**REQUIREMENTS**
Skip every picture and transcribe the remaining material exactly.

**STORED DATA**

● ● ● ● ●

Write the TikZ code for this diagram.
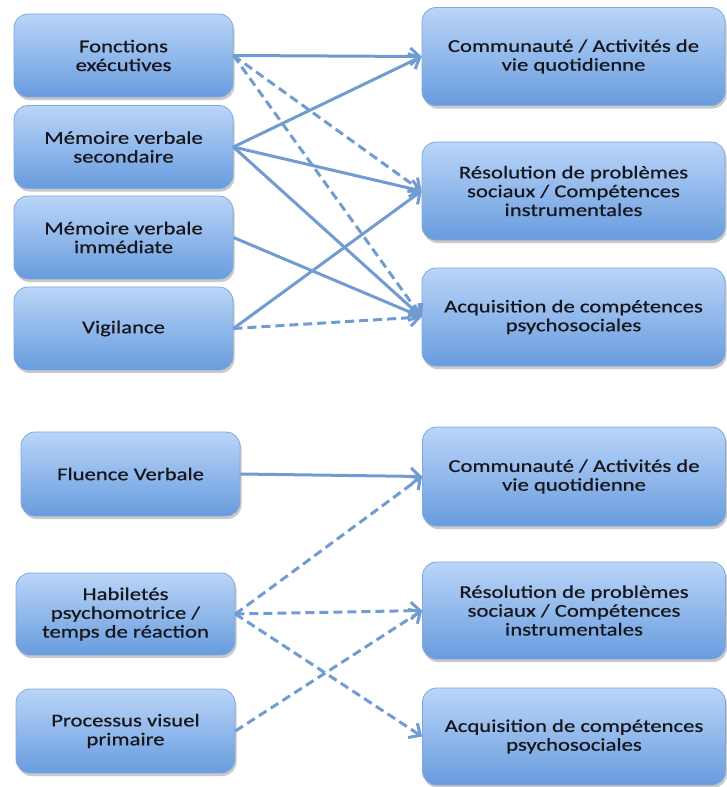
\documentclass[tikz,border=0pt]{standalone}
\usepackage{fontspec}
\setmainfont{Carlito}[FakeStretch=1.26,FakeBold=0.6]
\usetikzlibrary{arrows.meta,shadows}
\definecolor{boxtop}{RGB}{186,213,248}
\definecolor{boxbot}{RGB}{104,156,222}
\definecolor{boxedge}{RGB}{128,168,220}
\definecolor{linkcol}{RGB}{112,156,210}
\definecolor{txtcol}{RGB}{22,22,28}
\tikzset{
  box/.style={rectangle, rounded corners=14pt, draw=boxedge, line width=0.8pt,
    top color=boxtop, bottom color=boxbot, align=center, text=txtcol,
    font=\fontsize{18}{18.8}\selectfont, inner sep=0pt,
    drop shadow={opacity=0.35, shadow xshift=1.5pt, shadow yshift=-3pt, fill=black!60}},
  lbox/.style={box, minimum width=219pt, minimum height=83pt},
  rbox/.style={box, minimum width=303pt, minimum height=98pt},
  link/.style={draw=linkcol, line width=3pt, -{Straight Barb[length=9pt,width=17pt]}},
  dlink/.style={link, dash pattern=on 9pt off 5pt},
}
\begin{document}
\begin{tikzpicture}[x=1pt,y=-1pt]
\useasboundingbox (0,0) rectangle (726,787);
% top group
\node[lbox] (F1) at (123.5,55.5) {Fonctions\\exécutives};
\node[lbox] (F2) at (123.5,147) {Mémoire verbale\\secondaire};
\node[lbox] (F3) at (123.5,237.5) {Mémoire verbale\\immédiate};
\node[lbox] (F4) at (123.5,328.5) {Vigilance};
\node[rbox] (R1) at (573.5,56.5) {Communauté / Activités de\\vie quotidienne};
\node[rbox] (R2) at (573.5,191) {Résolution de problèmes\\sociaux / Compétences\\instrumentales};
\node[rbox] (R3) at (573.5,317) {Acquisition de compétences\\psychosociales};
% bottom group
\node[lbox, minimum height=84pt] (B1) at (130.5,474) {Fluence Verbale};
\node[lbox, minimum height=82pt] (B2) at (125.5,614) {Habiletés\\psychomotrice /\\temps de réaction};
\node[lbox, minimum height=84pt] (B3) at (125.5,731) {Processus visuel\\primaire};
\node[rbox, minimum height=99pt] (S1) at (574,476.5) {Communauté / Activités de\\vie quotidienne};
\node[rbox, minimum height=97pt] (S2) at (574,610.5) {Résolution de problèmes\\sociaux / Compétences\\instrumentales};
\node[rbox, minimum height=97pt] (S3) at (574,736.5) {Acquisition de compétences\\psychosociales};
% top connectors
\draw[link] (F1.east) -- (R1.west);
\draw[dlink] (F1.east) -- (R2.west);
\draw[dlink] (F1.east) -- (R3.west);
\draw[link] (F2.east) -- (R1.west);
\draw[link] (F2.east) -- (R2.west);
\draw[link] (F2.east) -- (R3.west);
\draw[link] (F3.east) -- (R3.west);
\draw[link] (F4.east) -- (R2.west);
\draw[dlink] (F4.east) -- (R3.west);
% bottom connectors
\draw[link] (B1.east) -- (S1.west);
\draw[dlink] (B2.east) -- (S1.west);
\draw[dlink] (B2.east) -- (S2.west);
\draw[dlink] (B2.east) -- (S3.west);
\draw[dlink] (B3.east) -- (S2.west);
\end{tikzpicture}
\end{document}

● ● ● ● ●

**EXERCISE SOLUTION**
Write the TikZ code for this diagram.
\documentclass[tikz,border=0pt]{standalone}
\usepackage{fontspec}
\setmainfont{Carlito}[FakeStretch=1.26,FakeBold=0.6]
\usetikzlibrary{arrows.meta,shadows}
\definecolor{boxtop}{RGB}{186,213,248}
\definecolor{boxbot}{RGB}{104,156,222}
\definecolor{boxedge}{RGB}{128,168,220}
\definecolor{linkcol}{RGB}{112,156,210}
\definecolor{txtcol}{RGB}{22,22,28}
\tikzset{
  box/.style={rectangle, rounded corners=14pt, draw=boxedge, line width=0.8pt,
    top color=boxtop, bottom color=boxbot, align=center, text=txtcol,
    font=\fontsize{18}{18.8}\selectfont, inner sep=0pt,
    drop shadow={opacity=0.35, shadow xshift=1.5pt, shadow yshift=-3pt, fill=black!60}},
  lbox/.style={box, minimum width=219pt, minimum height=83pt},
  rbox/.style={box, minimum width=303pt, minimum height=98pt},
  link/.style={draw=linkcol, line width=3pt, -{Straight Barb[length=9pt,width=17pt]}},
  dlink/.style={link, dash pattern=on 9pt off 5pt},
}
\begin{document}
\begin{tikzpicture}[x=1pt,y=-1pt]
\useasboundingbox (0,0) rectangle (726,787);
% top group
\node[lbox] (F1) at (123.5,55.5) {Fonctions\\exécutives};
\node[lbox] (F2) at (123.5,147) {Mémoire verbale\\secondaire};
\node[lbox] (F3) at (123.5,237.5) {Mémoire verbale\\immédiate};
\node[lbox] (F4) at (123.5,328.5) {Vigilance};
\node[rbox] (R1) at (573.5,56.5) {Communauté / Activités de\\vie quotidienne};
\node[rbox] (R2) at (573.5,191) {Résolution de problèmes\\sociaux / Compétences\\instrumentales};
\node[rbox] (R3) at (573.5,317) {Acquisition de compétences\\psychosociales};
% bottom group
\node[lbox, minimum height=84pt] (B1) at (130.5,474) {Fluence Verbale};
\node[lbox, minimum height=82pt] (B2) at (125.5,614) {Habiletés\\psychomotrice /\\temps de réaction};
\node[lbox, minimum height=84pt] (B3) at (125.5,731) {Processus visuel\\primaire};
\node[rbox, minimum height=99pt] (S1) at (574,476.5) {Communauté / Activités de\\vie quotidienne};
\node[rbox, minimum height=97pt] (S2) at (574,610.5) {Résolution de problèmes\\sociaux / Compétences\\instrumentales};
\node[rbox, minimum height=97pt] (S3) at (574,736.5) {Acquisition de compétences\\psychosociales};
% top connectors
\draw[link] (F1.east) -- (R1.west);
\draw[dlink] (F1.east) -- (R2.west);
\draw[dlink] (F1.east) -- (R3.west);
\draw[link] (F2.east) -- (R1.west);
\draw[link] (F2.east) -- (R2.west);
\draw[link] (F2.east) -- (R3.west);
\draw[link] (F3.east) -- (R3.west);
\draw[link] (F4.east) -- (R2.west);
\draw[dlink] (F4.east) -- (R3.west);
% bottom connectors
\draw[link] (B1.east) -- (S1.west);
\draw[dlink] (B2.east) -- (S1.west);
\draw[dlink] (B2.east) -- (S2.west);
\draw[dlink] (B2.east) -- (S3.west);
\draw[dlink] (B3.east) -- (S2.west);
\end{tikzpicture}
\end{document}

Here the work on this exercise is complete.